My own , and other peoples mentality interests me more. plus the psyche and “philosophy” of todays “Professi9onal expertise”
jgnfld says
The brain make judgements based on _perceived_ likelihood. There is a whole research area started by Kahneman (whose 2009 Nobel is one of the very few to have been awarded to a psychologist…in this case because of the economic implications of the research) and Tversky showing that humans–even probability experts–are notoriously bad at conditional probabilities and risk assessments in particular. (Tversky had died by that time or would have shared in the Nobel surely.})
Kahneman’s Thinking Fast and Slow presents an educated layman’s overview.
Carbomontanus says
Ladies and Gentlemen
I think we must label and referre to name, datum and clock to identify, whenever we quote or beat up or congratulate or give thanks to anyone here, else we will not find back to the lines in the discussion and arguments.
It is not like before when we could state ” @ No. ”
The web- owner ought to do something with that.
Mr. Know It All says
It will likely not be a problem in future threads as long as your reply is indented; however, it would be easier to see who you are replying to when you hit “reply” if it was shown automatically by the software.
Mr. Know It All says
Testing to see what nested replies look like. Test.
Carbomontanus says
Yes Mr. Knowitall.
We must get aquainted to this, and I see certain and a lot of difficulties by how it does not represent normal and traditional ways of performance and communication, where you can perhaps sing it and draw it also, and dance it and gesticulate.
Different from Not only fight against it.
And listen to more than one instrument or voice in the orcestra at the same time,…
…. and relate and correspond to that, and still have Maestros figure halfways in your vision ,and the theme and the idea and purpose in your recocnition.
Our professor of “history of videas and of learnings” spoke and wrote as he went Emeritus that: “The Internet “IT”” is the recepy of spiritual and soul (emosional) ruin!”
nigelj says
KIA, as usual you miss the point. Obviously we can now reply to people directly under their comments, (and thanks RC). However its useful to still have comments numbered if we want to reply to a very old comment but not using the reply button.. And in case we don’t want to reply as such, but we just want to refer to somebody saying something.
Carbomontanus says
Nigelj
Yes, have the comments numbered.
How can we enjoin it onto the web- owner to get that in order again??
macias shurly says
The real problem of the forum is not centered in the lack of numbering of the contributions, but in the unshaven, undemocratic handling of the moderation.
Many of my comments are simply suppressed with or without a flimsy explanation.
Whether that is because, I, as an “artist without certified climate knowledge”, reproach climate science for not thinking about a holistic, alternative climate protection strategy that lowers the sea level AND the earth’s temperature, is an open question.

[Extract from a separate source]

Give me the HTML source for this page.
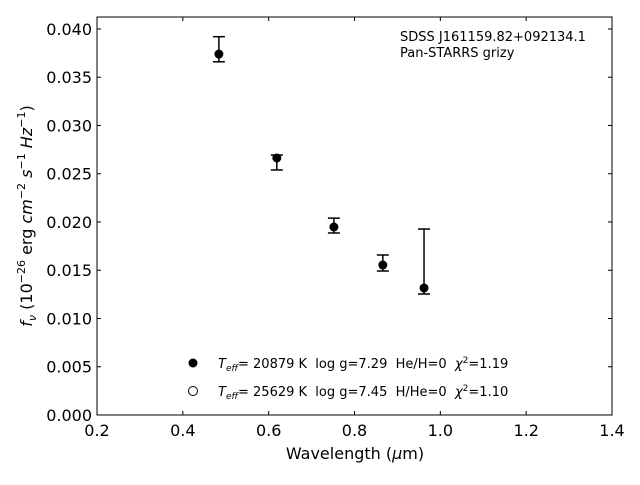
<!DOCTYPE html>
<html><head><meta charset="utf-8"><style>
body{margin:0;background:#fff}
svg{font-family:"DejaVu Sans","Liberation Sans",sans-serif}
</style></head><body>
<svg id="c" width="640" height="480" xmlns="http://www.w3.org/2000/svg"></svg>
<script>
const wavelengths=[0.484,0.619,0.752,0.866,0.962];
const fluxValues=[0.0374,0.02663,0.01948,0.01554,0.01316];
const errHigh=[0.0392,0.02694,0.0204,0.01658,0.01927];
const errLow=[0.0366,0.02539,0.01886,0.01492,0.01254];
const xTicks=[0.2,0.4,0.6,0.8,1.0,1.2,1.4];
const yTicks=[0,0.005,0.010,0.015,0.020,0.025,0.030,0.035,0.040];
const L=97,R=612,T=17,B=415,x0=0.2,x1=1.4,y0=0,y1=0.04124;
const sx=v=>L+(v-x0)/(x1-x0)*(R-L);
const sy=v=>B-(v-y0)/(y1-y0)*(B-T);
const s=document.getElementById('c');const NS='http://www.w3.org/2000/svg';
function el(t,a,txt){const e=document.createElementNS(NS,t);for(const k in a)e.setAttribute(k,a[k]);if(txt!=null)e.innerHTML=txt;s.appendChild(e);return e;}
let f=el('rect',{x:L,y:T,width:R-L,height:B-T,fill:'none',stroke:'#000','stroke-width':1});

xTicks.forEach(v=>{const x=sx(v);
 let t=el('line',{x1:x,x2:x,y1:B,y2:B-4,stroke:'#000'});
 el('line',{x1:x,x2:x,y1:T,y2:T+4,stroke:'#000'});
 let l=el('text',{x:x,y:B+21,'text-anchor':'middle','font-size':16},v.toFixed(1));});
yTicks.forEach(v=>{const y=sy(v);
 let t=el('line',{x1:L,x2:L+4,y1:y,y2:y,stroke:'#000'});
 el('line',{x1:R,x2:R-4,y1:y,y2:y,stroke:'#000'});
 let l=el('text',{x:L-5,y:y+6,'text-anchor':'end','font-size':16},v.toFixed(3));});
wavelengths.forEach((w,i)=>{const x=sx(w);
 let e=el('line',{x1:x,x2:x,y1:sy(errHigh[i]),y2:sy(errLow[i]),stroke:'#000','stroke-width':1.5});
 [errHigh[i],errLow[i]].forEach(v=>el('line',{x1:x-6,x2:x+6,y1:sy(v),y2:sy(v),stroke:'#000','stroke-width':1.5}));
 let p=el('circle',{cx:x,cy:sy(fluxValues[i]),r:4.5,fill:'#000'});});
let xt=el('text',{x:355,y:459,'text-anchor':'middle','font-size':16},'Wavelength (<tspan font-style="italic">μ</tspan>m)');
let yt=el('text',{transform:'translate(32,216) rotate(-90)','text-anchor':'middle','font-size':16},'<tspan font-style="italic">f<tspan font-size="11" dy="4">ν</tspan></tspan><tspan dy="-4"> (10</tspan><tspan font-size="11" dy="-7">−26</tspan><tspan dy="7"> erg </tspan><tspan font-style="italic">cm</tspan><tspan font-size="11" dy="-7">−2</tspan><tspan dy="7"> </tspan><tspan font-style="italic">s</tspan><tspan font-size="11" dy="-7">−1</tspan><tspan dy="7"> </tspan><tspan font-style="italic">Hz</tspan><tspan font-size="11" dy="-7">−1</tspan><tspan dy="7">)</tspan>');

let a1=el('text',{x:400,y:41,'font-size':13},'SDSS J161159.82+092134.1');
let a2=el('text',{x:400,y:57,'font-size':13},'Pan-STARRS grizy');
let m1=el('circle',{cx:193,cy:363,r:4.5,fill:'#000'});
let m2=el('circle',{cx:193,cy:391,r:4.5,fill:'#fff',stroke:'#000'});
let t1=el('text',{x:218,y:368,'font-size':13},'<tspan font-style="italic">T<tspan font-size="9" dy="3">eff</tspan></tspan><tspan dy="-3">= 20879 K  log g=7.29  He/H=0  </tspan><tspan font-style="italic">χ</tspan><tspan font-size="9" dy="-5">2</tspan><tspan dy="5">=1.19</tspan>');
t1.setAttribute('xml:space','preserve');t1.style.whiteSpace='pre';
let t2=el('text',{x:218,y:396,'font-size':13},'<tspan font-style="italic">T<tspan font-size="9" dy="3">eff</tspan></tspan><tspan dy="-3">= 25629 K  log g=7.45  H/He=0  </tspan><tspan font-style="italic">χ</tspan><tspan font-size="9" dy="-5">2</tspan><tspan dy="5">=1.10</tspan>');
t2.style.whiteSpace='pre';
</script>
</body></html>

This is a stupid to fatal mistake by the editorial team.
Kevin McKinney says
A way to reply to an older comment without using ‘reply’ is copy the comment URL; you can do that by right-clicking on the date/time tag below the commenter name. Or, if you on Mac and can’t right-click, you can click on it, then copy the URL in the navigation box of your browser.
Once copied, that URL can be pasted into your comment.